▶ _EXERCISE TASK_
Send back all the data below, exactly as given.

########################################

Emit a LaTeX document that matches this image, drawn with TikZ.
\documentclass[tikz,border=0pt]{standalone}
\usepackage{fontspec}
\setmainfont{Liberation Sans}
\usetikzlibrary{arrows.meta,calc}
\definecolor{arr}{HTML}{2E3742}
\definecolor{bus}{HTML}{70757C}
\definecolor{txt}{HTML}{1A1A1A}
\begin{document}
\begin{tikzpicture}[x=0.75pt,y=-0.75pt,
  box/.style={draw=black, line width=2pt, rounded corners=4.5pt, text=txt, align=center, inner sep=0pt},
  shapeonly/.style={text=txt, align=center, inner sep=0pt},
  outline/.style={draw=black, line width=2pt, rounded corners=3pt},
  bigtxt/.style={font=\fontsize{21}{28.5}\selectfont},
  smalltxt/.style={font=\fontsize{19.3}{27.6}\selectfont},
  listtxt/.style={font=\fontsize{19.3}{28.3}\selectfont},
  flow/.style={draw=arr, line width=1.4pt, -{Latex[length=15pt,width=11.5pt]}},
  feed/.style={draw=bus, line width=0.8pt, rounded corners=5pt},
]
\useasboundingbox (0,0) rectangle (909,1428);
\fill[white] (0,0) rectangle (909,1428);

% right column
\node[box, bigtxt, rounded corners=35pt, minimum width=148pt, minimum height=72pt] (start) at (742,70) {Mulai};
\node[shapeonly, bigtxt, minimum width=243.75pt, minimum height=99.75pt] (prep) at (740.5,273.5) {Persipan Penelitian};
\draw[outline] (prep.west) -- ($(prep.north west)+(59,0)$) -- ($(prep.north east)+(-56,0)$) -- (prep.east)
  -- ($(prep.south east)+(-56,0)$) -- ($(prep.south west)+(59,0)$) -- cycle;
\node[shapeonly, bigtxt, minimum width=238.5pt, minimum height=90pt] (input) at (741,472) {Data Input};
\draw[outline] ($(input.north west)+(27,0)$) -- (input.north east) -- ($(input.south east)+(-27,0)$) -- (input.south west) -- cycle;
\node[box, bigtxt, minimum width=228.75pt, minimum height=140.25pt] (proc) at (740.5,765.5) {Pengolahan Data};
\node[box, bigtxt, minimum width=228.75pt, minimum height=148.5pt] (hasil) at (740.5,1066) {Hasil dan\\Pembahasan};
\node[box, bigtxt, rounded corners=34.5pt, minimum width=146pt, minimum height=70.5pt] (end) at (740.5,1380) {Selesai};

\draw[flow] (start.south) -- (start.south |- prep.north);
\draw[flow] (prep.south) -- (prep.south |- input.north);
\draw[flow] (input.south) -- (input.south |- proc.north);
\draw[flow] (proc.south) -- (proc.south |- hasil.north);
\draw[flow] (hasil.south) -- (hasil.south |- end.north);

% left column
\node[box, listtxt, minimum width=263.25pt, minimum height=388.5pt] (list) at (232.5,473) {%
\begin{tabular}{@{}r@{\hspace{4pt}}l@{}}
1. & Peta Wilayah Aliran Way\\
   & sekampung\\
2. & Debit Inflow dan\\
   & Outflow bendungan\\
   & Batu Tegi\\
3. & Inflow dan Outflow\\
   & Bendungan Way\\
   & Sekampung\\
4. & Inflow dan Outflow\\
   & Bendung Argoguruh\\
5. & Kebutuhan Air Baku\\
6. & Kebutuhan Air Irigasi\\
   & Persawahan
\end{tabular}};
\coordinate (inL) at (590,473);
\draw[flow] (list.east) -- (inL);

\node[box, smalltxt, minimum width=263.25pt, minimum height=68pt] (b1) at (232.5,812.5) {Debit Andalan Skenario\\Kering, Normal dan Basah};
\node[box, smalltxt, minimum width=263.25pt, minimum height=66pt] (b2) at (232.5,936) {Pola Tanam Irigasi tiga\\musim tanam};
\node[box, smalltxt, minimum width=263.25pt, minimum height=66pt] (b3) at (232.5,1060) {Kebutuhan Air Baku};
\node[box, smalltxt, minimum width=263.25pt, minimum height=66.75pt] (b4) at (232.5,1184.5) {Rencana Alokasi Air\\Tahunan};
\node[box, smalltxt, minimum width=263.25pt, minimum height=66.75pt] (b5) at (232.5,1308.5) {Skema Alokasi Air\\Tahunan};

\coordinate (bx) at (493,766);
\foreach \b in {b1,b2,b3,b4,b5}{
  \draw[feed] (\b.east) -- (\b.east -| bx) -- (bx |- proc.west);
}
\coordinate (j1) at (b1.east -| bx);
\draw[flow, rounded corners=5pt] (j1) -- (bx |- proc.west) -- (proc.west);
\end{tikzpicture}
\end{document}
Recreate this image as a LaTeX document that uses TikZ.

########################################

▶ _WRITTEN ANSWER_
Emit a LaTeX document that matches this image, drawn with TikZ.
\documentclass[tikz,border=0pt]{standalone}
\usepackage{fontspec}
\setmainfont{Liberation Sans}
\usetikzlibrary{arrows.meta,calc}
\definecolor{arr}{HTML}{2E3742}
\definecolor{bus}{HTML}{70757C}
\definecolor{txt}{HTML}{1A1A1A}
\begin{document}
\begin{tikzpicture}[x=0.75pt,y=-0.75pt,
  box/.style={draw=black, line width=2pt, rounded corners=4.5pt, text=txt, align=center, inner sep=0pt},
  shapeonly/.style={text=txt, align=center, inner sep=0pt},
  outline/.style={draw=black, line width=2pt, rounded corners=3pt},
  bigtxt/.style={font=\fontsize{21}{28.5}\selectfont},
  smalltxt/.style={font=\fontsize{19.3}{27.6}\selectfont},
  listtxt/.style={font=\fontsize{19.3}{28.3}\selectfont},
  flow/.style={draw=arr, line width=1.4pt, -{Latex[length=15pt,width=11.5pt]}},
  feed/.style={draw=bus, line width=0.8pt, rounded corners=5pt},
]
\useasboundingbox (0,0) rectangle (909,1428);
\fill[white] (0,0) rectangle (909,1428);

% right column
\node[box, bigtxt, rounded corners=35pt, minimum width=148pt, minimum height=72pt] (start) at (742,70) {Mulai};
\node[shapeonly, bigtxt, minimum width=243.75pt, minimum height=99.75pt] (prep) at (740.5,273.5) {Persipan Penelitian};
\draw[outline] (prep.west) -- ($(prep.north west)+(59,0)$) -- ($(prep.north east)+(-56,0)$) -- (prep.east)
  -- ($(prep.south east)+(-56,0)$) -- ($(prep.south west)+(59,0)$) -- cycle;
\node[shapeonly, bigtxt, minimum width=238.5pt, minimum height=90pt] (input) at (741,472) {Data Input};
\draw[outline] ($(input.north west)+(27,0)$) -- (input.north east) -- ($(input.south east)+(-27,0)$) -- (input.south west) -- cycle;
\node[box, bigtxt, minimum width=228.75pt, minimum height=140.25pt] (proc) at (740.5,765.5) {Pengolahan Data};
\node[box, bigtxt, minimum width=228.75pt, minimum height=148.5pt] (hasil) at (740.5,1066) {Hasil dan\\Pembahasan};
\node[box, bigtxt, rounded corners=34.5pt, minimum width=146pt, minimum height=70.5pt] (end) at (740.5,1380) {Selesai};

\draw[flow] (start.south) -- (start.south |- prep.north);
\draw[flow] (prep.south) -- (prep.south |- input.north);
\draw[flow] (input.south) -- (input.south |- proc.north);
\draw[flow] (proc.south) -- (proc.south |- hasil.north);
\draw[flow] (hasil.south) -- (hasil.south |- end.north);

% left column
\node[box, listtxt, minimum width=263.25pt, minimum height=388.5pt] (list) at (232.5,473) {%
\begin{tabular}{@{}r@{\hspace{4pt}}l@{}}
1. & Peta Wilayah Aliran Way\\
   & sekampung\\
2. & Debit Inflow dan\\
   & Outflow bendungan\\
   & Batu Tegi\\
3. & Inflow dan Outflow\\
   & Bendungan Way\\
   & Sekampung\\
4. & Inflow dan Outflow\\
   & Bendung Argoguruh\\
5. & Kebutuhan Air Baku\\
6. & Kebutuhan Air Irigasi\\
   & Persawahan
\end{tabular}};
\coordinate (inL) at (590,473);
\draw[flow] (list.east) -- (inL);

\node[box, smalltxt, minimum width=263.25pt, minimum height=68pt] (b1) at (232.5,812.5) {Debit Andalan Skenario\\Kering, Normal dan Basah};
\node[box, smalltxt, minimum width=263.25pt, minimum height=66pt] (b2) at (232.5,936) {Pola Tanam Irigasi tiga\\musim tanam};
\node[box, smalltxt, minimum width=263.25pt, minimum height=66pt] (b3) at (232.5,1060) {Kebutuhan Air Baku};
\node[box, smalltxt, minimum width=263.25pt, minimum height=66.75pt] (b4) at (232.5,1184.5) {Rencana Alokasi Air\\Tahunan};
\node[box, smalltxt, minimum width=263.25pt, minimum height=66.75pt] (b5) at (232.5,1308.5) {Skema Alokasi Air\\Tahunan};

\coordinate (bx) at (493,766);
\foreach \b in {b1,b2,b3,b4,b5}{
  \draw[feed] (\b.east) -- (\b.east -| bx) -- (bx |- proc.west);
}
\coordinate (j1) at (b1.east -| bx);
\draw[flow, rounded corners=5pt] (j1) -- (bx |- proc.west) -- (proc.west);
\end{tikzpicture}
\end{document}
Recreate this image as a LaTeX document that uses TikZ.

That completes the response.